_Goal_
Copy all of the material word for word, except for the pictures.

────────────────────

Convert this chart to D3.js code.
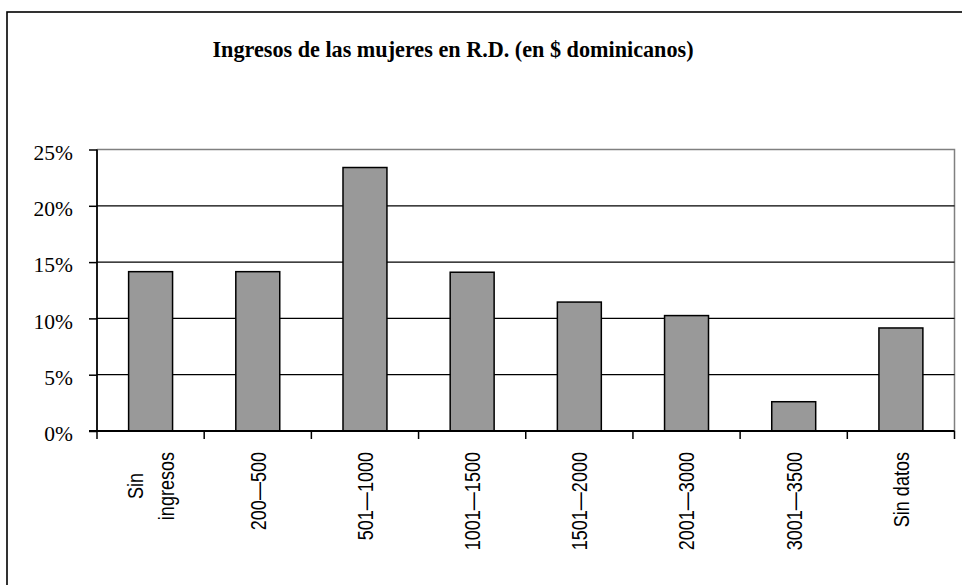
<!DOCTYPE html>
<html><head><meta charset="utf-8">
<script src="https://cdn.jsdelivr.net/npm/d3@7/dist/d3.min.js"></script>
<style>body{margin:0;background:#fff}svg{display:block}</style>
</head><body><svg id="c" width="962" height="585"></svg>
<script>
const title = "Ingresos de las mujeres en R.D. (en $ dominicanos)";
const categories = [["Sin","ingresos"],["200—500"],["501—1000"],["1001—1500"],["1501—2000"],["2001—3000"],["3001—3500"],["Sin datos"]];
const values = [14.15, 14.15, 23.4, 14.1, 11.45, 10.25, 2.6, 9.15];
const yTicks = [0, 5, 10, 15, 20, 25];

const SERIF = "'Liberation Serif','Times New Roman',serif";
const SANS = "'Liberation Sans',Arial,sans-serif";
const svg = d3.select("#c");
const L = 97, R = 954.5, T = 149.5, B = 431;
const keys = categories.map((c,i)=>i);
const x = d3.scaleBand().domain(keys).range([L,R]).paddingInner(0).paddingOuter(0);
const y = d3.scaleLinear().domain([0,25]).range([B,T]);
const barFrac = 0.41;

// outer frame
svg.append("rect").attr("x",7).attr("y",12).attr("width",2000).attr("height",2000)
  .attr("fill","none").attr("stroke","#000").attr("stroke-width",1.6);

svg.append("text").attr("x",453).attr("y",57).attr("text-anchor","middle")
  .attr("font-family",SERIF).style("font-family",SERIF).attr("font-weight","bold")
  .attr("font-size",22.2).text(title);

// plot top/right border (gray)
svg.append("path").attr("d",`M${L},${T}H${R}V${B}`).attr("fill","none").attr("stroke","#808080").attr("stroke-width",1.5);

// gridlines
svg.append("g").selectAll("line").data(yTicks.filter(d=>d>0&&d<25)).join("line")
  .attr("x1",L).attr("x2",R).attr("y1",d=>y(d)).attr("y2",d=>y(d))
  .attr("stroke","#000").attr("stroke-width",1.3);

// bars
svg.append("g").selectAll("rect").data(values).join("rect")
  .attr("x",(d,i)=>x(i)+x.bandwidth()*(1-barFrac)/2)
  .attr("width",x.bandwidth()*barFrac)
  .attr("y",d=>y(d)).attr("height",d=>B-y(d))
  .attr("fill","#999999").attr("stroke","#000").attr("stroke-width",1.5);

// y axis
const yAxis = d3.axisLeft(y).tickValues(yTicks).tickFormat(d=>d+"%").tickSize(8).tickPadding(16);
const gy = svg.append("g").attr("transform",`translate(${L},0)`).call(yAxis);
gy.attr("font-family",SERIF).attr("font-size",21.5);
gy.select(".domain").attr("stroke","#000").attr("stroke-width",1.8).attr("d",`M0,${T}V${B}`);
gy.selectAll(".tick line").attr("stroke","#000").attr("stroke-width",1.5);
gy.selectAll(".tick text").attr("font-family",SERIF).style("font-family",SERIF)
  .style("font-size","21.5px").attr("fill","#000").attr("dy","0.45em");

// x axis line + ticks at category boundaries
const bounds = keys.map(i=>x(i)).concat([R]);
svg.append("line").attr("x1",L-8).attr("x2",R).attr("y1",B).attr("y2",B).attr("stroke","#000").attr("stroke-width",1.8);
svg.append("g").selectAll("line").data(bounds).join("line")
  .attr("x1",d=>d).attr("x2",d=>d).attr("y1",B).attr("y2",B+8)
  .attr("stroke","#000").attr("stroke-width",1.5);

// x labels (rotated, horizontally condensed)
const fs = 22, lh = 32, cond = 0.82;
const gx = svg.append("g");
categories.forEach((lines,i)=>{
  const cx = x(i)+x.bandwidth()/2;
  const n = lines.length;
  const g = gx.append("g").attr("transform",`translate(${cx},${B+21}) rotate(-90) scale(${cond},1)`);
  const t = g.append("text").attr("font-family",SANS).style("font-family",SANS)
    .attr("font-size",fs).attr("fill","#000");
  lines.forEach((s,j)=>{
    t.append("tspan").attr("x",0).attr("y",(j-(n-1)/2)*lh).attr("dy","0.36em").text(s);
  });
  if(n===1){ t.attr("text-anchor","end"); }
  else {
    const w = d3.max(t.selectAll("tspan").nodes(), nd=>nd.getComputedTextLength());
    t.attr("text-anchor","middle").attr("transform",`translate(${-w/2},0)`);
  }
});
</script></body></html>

────────────────────

_Expected answer_
Convert this chart to D3.js code.
<!DOCTYPE html>
<html><head><meta charset="utf-8">
<script src="https://cdn.jsdelivr.net/npm/d3@7/dist/d3.min.js"></script>
<style>body{margin:0;background:#fff}svg{display:block}</style>
</head><body><svg id="c" width="962" height="585"></svg>
<script>
const title = "Ingresos de las mujeres en R.D. (en $ dominicanos)";
const categories = [["Sin","ingresos"],["200—500"],["501—1000"],["1001—1500"],["1501—2000"],["2001—3000"],["3001—3500"],["Sin datos"]];
const values = [14.15, 14.15, 23.4, 14.1, 11.45, 10.25, 2.6, 9.15];
const yTicks = [0, 5, 10, 15, 20, 25];

const SERIF = "'Liberation Serif','Times New Roman',serif";
const SANS = "'Liberation Sans',Arial,sans-serif";
const svg = d3.select("#c");
const L = 97, R = 954.5, T = 149.5, B = 431;
const keys = categories.map((c,i)=>i);
const x = d3.scaleBand().domain(keys).range([L,R]).paddingInner(0).paddingOuter(0);
const y = d3.scaleLinear().domain([0,25]).range([B,T]);
const barFrac = 0.41;

// outer frame
svg.append("rect").attr("x",7).attr("y",12).attr("width",2000).attr("height",2000)
  .attr("fill","none").attr("stroke","#000").attr("stroke-width",1.6);

svg.append("text").attr("x",453).attr("y",57).attr("text-anchor","middle")
  .attr("font-family",SERIF).style("font-family",SERIF).attr("font-weight","bold")
  .attr("font-size",22.2).text(title);

// plot top/right border (gray)
svg.append("path").attr("d",`M${L},${T}H${R}V${B}`).attr("fill","none").attr("stroke","#808080").attr("stroke-width",1.5);

// gridlines
svg.append("g").selectAll("line").data(yTicks.filter(d=>d>0&&d<25)).join("line")
  .attr("x1",L).attr("x2",R).attr("y1",d=>y(d)).attr("y2",d=>y(d))
  .attr("stroke","#000").attr("stroke-width",1.3);

// bars
svg.append("g").selectAll("rect").data(values).join("rect")
  .attr("x",(d,i)=>x(i)+x.bandwidth()*(1-barFrac)/2)
  .attr("width",x.bandwidth()*barFrac)
  .attr("y",d=>y(d)).attr("height",d=>B-y(d))
  .attr("fill","#999999").attr("stroke","#000").attr("stroke-width",1.5);

// y axis
const yAxis = d3.axisLeft(y).tickValues(yTicks).tickFormat(d=>d+"%").tickSize(8).tickPadding(16);
const gy = svg.append("g").attr("transform",`translate(${L},0)`).call(yAxis);
gy.attr("font-family",SERIF).attr("font-size",21.5);
gy.select(".domain").attr("stroke","#000").attr("stroke-width",1.8).attr("d",`M0,${T}V${B}`);
gy.selectAll(".tick line").attr("stroke","#000").attr("stroke-width",1.5);
gy.selectAll(".tick text").attr("font-family",SERIF).style("font-family",SERIF)
  .style("font-size","21.5px").attr("fill","#000").attr("dy","0.45em");

// x axis line + ticks at category boundaries
const bounds = keys.map(i=>x(i)).concat([R]);
svg.append("line").attr("x1",L-8).attr("x2",R).attr("y1",B).attr("y2",B).attr("stroke","#000").attr("stroke-width",1.8);
svg.append("g").selectAll("line").data(bounds).join("line")
  .attr("x1",d=>d).attr("x2",d=>d).attr("y1",B).attr("y2",B+8)
  .attr("stroke","#000").attr("stroke-width",1.5);

// x labels (rotated, horizontally condensed)
const fs = 22, lh = 32, cond = 0.82;
const gx = svg.append("g");
categories.forEach((lines,i)=>{
  const cx = x(i)+x.bandwidth()/2;
  const n = lines.length;
  const g = gx.append("g").attr("transform",`translate(${cx},${B+21}) rotate(-90) scale(${cond},1)`);
  const t = g.append("text").attr("font-family",SANS).style("font-family",SANS)
    .attr("font-size",fs).attr("fill","#000");
  lines.forEach((s,j)=>{
    t.append("tspan").attr("x",0).attr("y",(j-(n-1)/2)*lh).attr("dy","0.36em").text(s);
  });
  if(n===1){ t.attr("text-anchor","end"); }
  else {
    const w = d3.max(t.selectAll("tspan").nodes(), nd=>nd.getComputedTextLength());
    t.attr("text-anchor","middle").attr("transform",`translate(${-w/2},0)`);
  }
});
</script></body></html>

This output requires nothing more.